Are splitting vector bundles closed under kernel or cokernels?

Given an ample line bundle $$L$$ on a smooth projective variety of dimension $$\geq 2$$, let $$C$$ be the category of vector bundles that are direct sums of powers of $$L$$. Two related questions:

1. Given a surjection in $$C$$ does the kernel have a filtration by line bundles? (a filtration that the successive quotients are line bundles)
2. Given an injection in $$C$$ where the cokernel is a vector bundle, does the cokernel have a filtration by line bundles?

If both of these are not true is there any family of varieties of dimension $$\geq 2$$ that any of them are true?

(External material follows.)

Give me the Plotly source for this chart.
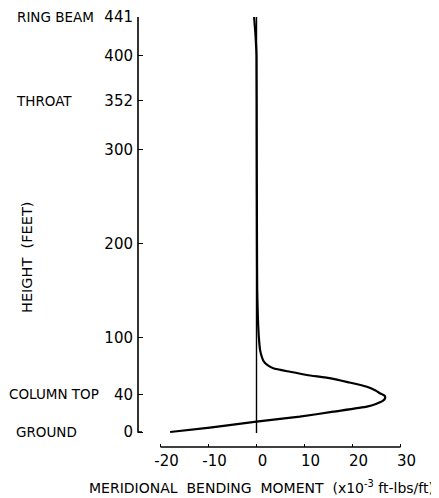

Definitely not. For instance, consider the projective space $$\mathbb{P}^n$$ and the Euler sequence $$0 \to \Omega \to \mathcal{O}(-1)^{\oplus (n + 1)} \to \mathcal{O} \to 0.$$ Its second and third terms are in $$C$$ (if $$L = \mathcal{O}(1)$$), but the first term has no filtration by line bundles. Indeed, the first cohomology of any line bundle on $$\mathbb{P}^n$$ vanishes (when $$n \ge 2$$), hence any such filtration would split, but $$\Omega$$ is indecomposable.